Material =>
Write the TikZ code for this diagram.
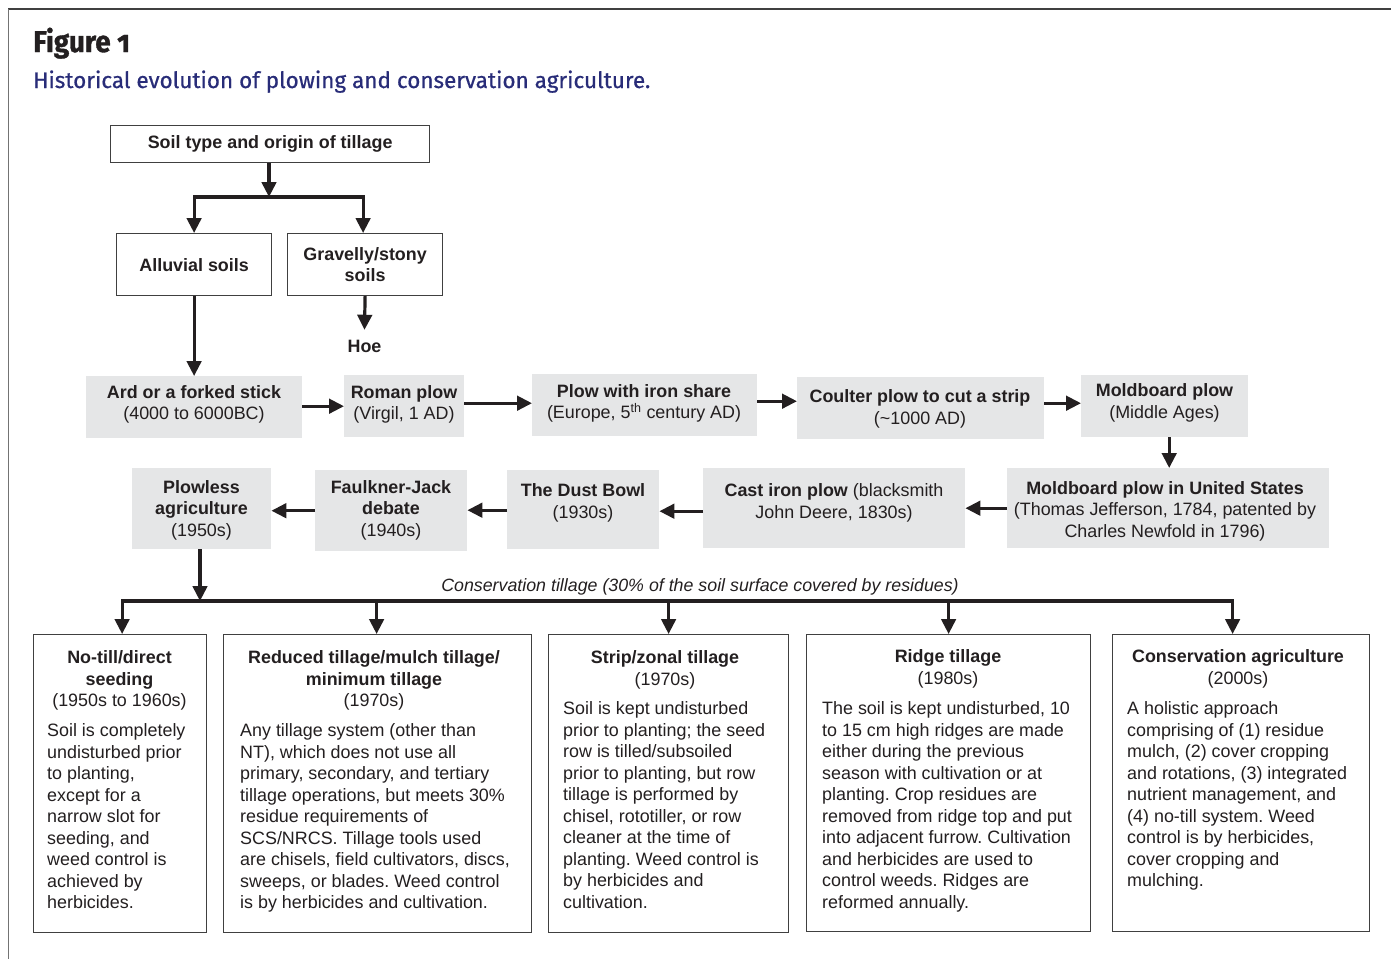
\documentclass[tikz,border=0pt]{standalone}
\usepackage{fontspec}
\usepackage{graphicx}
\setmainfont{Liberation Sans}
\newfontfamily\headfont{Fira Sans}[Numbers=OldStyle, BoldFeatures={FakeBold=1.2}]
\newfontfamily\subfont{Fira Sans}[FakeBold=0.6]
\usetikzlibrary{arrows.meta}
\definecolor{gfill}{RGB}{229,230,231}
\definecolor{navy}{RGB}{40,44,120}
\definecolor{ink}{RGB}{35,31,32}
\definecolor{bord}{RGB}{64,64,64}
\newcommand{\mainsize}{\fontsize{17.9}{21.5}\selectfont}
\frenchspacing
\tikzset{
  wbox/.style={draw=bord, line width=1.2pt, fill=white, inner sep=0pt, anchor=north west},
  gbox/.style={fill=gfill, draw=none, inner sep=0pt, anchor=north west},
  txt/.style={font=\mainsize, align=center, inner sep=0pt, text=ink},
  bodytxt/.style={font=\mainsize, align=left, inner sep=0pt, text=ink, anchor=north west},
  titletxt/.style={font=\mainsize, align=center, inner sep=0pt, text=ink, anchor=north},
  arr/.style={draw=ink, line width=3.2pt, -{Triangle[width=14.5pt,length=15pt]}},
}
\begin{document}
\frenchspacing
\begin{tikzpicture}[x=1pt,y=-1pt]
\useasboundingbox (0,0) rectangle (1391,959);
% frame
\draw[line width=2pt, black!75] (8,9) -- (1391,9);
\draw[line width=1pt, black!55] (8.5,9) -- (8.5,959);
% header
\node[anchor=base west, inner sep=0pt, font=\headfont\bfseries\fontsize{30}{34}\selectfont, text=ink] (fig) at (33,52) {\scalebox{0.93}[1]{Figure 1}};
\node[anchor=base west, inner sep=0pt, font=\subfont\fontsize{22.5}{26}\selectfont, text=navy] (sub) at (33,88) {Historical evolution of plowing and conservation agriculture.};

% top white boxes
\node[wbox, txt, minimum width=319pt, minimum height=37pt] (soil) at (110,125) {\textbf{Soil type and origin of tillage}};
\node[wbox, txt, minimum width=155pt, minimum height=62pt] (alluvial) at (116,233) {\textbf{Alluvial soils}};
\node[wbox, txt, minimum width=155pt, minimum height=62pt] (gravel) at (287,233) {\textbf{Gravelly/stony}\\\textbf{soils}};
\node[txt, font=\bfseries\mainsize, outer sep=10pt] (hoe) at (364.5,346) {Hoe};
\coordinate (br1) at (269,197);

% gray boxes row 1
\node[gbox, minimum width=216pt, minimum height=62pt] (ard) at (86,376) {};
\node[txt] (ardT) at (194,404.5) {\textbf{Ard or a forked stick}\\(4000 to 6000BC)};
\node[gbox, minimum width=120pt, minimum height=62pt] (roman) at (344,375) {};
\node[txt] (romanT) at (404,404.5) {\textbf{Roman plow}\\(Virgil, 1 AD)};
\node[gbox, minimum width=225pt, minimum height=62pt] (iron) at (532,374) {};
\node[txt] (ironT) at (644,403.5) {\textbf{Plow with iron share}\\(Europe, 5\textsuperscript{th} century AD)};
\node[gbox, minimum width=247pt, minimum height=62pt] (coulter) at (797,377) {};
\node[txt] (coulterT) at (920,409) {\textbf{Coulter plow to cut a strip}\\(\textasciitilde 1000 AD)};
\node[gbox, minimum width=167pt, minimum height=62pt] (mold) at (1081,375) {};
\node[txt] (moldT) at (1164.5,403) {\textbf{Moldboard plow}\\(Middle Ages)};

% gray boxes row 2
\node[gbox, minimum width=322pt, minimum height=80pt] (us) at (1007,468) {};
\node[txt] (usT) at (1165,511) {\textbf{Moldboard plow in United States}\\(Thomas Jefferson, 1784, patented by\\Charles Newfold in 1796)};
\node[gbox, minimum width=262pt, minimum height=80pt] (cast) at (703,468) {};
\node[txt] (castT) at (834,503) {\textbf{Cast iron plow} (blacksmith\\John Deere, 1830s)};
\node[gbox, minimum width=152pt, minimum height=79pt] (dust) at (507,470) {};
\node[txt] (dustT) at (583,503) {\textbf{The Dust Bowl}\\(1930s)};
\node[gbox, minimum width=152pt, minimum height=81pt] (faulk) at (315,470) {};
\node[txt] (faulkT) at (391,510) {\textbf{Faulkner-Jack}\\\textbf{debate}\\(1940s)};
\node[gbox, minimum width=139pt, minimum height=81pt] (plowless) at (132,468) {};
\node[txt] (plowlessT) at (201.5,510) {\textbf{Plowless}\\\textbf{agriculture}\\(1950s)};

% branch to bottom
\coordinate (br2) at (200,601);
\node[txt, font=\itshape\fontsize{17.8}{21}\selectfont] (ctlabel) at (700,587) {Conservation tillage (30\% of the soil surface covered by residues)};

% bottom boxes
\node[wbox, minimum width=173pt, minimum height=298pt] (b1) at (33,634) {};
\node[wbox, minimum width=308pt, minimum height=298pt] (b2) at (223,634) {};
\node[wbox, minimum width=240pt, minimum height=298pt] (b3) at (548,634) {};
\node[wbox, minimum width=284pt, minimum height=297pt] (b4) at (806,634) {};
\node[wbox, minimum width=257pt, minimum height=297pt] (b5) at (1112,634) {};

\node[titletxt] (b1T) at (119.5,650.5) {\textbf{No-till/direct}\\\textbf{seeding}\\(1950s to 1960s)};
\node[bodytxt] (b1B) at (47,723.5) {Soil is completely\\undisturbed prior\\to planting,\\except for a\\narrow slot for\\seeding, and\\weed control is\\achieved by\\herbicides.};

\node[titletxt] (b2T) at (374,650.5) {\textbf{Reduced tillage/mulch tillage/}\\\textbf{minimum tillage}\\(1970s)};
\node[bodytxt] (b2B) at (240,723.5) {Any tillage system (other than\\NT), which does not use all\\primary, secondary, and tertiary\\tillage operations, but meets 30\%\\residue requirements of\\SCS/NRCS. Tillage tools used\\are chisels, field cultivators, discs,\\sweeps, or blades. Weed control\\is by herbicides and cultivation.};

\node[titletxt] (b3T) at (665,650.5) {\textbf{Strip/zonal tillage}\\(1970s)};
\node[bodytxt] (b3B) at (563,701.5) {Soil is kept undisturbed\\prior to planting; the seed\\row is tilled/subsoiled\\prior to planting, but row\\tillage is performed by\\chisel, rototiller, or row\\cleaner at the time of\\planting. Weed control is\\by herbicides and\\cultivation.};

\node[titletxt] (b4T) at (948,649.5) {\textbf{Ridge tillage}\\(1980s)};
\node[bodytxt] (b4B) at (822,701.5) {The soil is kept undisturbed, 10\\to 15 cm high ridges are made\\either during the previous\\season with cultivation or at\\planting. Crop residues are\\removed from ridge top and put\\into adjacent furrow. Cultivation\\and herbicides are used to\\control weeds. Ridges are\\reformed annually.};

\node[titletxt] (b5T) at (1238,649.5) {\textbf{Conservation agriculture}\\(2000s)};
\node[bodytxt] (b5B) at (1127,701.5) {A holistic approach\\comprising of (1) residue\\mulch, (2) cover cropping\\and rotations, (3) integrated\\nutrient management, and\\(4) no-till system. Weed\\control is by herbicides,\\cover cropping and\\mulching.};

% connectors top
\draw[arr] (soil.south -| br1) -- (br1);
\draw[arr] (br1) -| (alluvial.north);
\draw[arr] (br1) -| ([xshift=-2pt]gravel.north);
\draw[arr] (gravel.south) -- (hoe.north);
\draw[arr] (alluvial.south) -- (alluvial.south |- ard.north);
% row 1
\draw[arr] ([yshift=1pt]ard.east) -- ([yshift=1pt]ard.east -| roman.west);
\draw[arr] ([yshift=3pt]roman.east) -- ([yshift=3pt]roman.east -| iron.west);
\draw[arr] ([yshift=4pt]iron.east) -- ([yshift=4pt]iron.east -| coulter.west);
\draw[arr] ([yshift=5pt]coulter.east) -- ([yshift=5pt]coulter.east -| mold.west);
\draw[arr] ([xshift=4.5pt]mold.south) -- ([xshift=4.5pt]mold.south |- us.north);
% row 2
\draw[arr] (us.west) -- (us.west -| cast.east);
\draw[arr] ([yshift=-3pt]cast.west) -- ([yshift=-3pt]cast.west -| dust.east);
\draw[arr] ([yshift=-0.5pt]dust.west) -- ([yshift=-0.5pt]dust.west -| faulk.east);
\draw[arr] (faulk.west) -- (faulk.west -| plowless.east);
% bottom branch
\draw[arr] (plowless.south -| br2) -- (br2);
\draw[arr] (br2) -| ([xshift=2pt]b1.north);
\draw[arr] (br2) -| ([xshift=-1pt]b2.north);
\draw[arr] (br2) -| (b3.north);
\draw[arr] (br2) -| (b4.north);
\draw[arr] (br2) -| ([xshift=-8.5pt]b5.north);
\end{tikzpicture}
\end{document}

To do =>
Begin at the first line of the data above and repeat each line exactly, stopping after the line containing "(br1) at (269,197);". Omit the pictures.

Finished answer =>
Write the TikZ code for this diagram.
\documentclass[tikz,border=0pt]{standalone}
\usepackage{fontspec}
\usepackage{graphicx}
\setmainfont{Liberation Sans}
\newfontfamily\headfont{Fira Sans}[Numbers=OldStyle, BoldFeatures={FakeBold=1.2}]
\newfontfamily\subfont{Fira Sans}[FakeBold=0.6]
\usetikzlibrary{arrows.meta}
\definecolor{gfill}{RGB}{229,230,231}
\definecolor{navy}{RGB}{40,44,120}
\definecolor{ink}{RGB}{35,31,32}
\definecolor{bord}{RGB}{64,64,64}
\newcommand{\mainsize}{\fontsize{17.9}{21.5}\selectfont}
\frenchspacing
\tikzset{
  wbox/.style={draw=bord, line width=1.2pt, fill=white, inner sep=0pt, anchor=north west},
  gbox/.style={fill=gfill, draw=none, inner sep=0pt, anchor=north west},
  txt/.style={font=\mainsize, align=center, inner sep=0pt, text=ink},
  bodytxt/.style={font=\mainsize, align=left, inner sep=0pt, text=ink, anchor=north west},
  titletxt/.style={font=\mainsize, align=center, inner sep=0pt, text=ink, anchor=north},
  arr/.style={draw=ink, line width=3.2pt, -{Triangle[width=14.5pt,length=15pt]}},
}
\begin{document}
\frenchspacing
\begin{tikzpicture}[x=1pt,y=-1pt]
\useasboundingbox (0,0) rectangle (1391,959);
% frame
\draw[line width=2pt, black!75] (8,9) -- (1391,9);
\draw[line width=1pt, black!55] (8.5,9) -- (8.5,959);
% header
\node[anchor=base west, inner sep=0pt, font=\headfont\bfseries\fontsize{30}{34}\selectfont, text=ink] (fig) at (33,52) {\scalebox{0.93}[1]{Figure 1}};
\node[anchor=base west, inner sep=0pt, font=\subfont\fontsize{22.5}{26}\selectfont, text=navy] (sub) at (33,88) {Historical evolution of plowing and conservation agriculture.};

% top white boxes
\node[wbox, txt, minimum width=319pt, minimum height=37pt] (soil) at (110,125) {\textbf{Soil type and origin of tillage}};
\node[wbox, txt, minimum width=155pt, minimum height=62pt] (alluvial) at (116,233) {\textbf{Alluvial soils}};
\node[wbox, txt, minimum width=155pt, minimum height=62pt] (gravel) at (287,233) {\textbf{Gravelly/stony}\\\textbf{soils}};
\node[txt, font=\bfseries\mainsize, outer sep=10pt] (hoe) at (364.5,346) {Hoe};
\coordinate (br1) at (269,197);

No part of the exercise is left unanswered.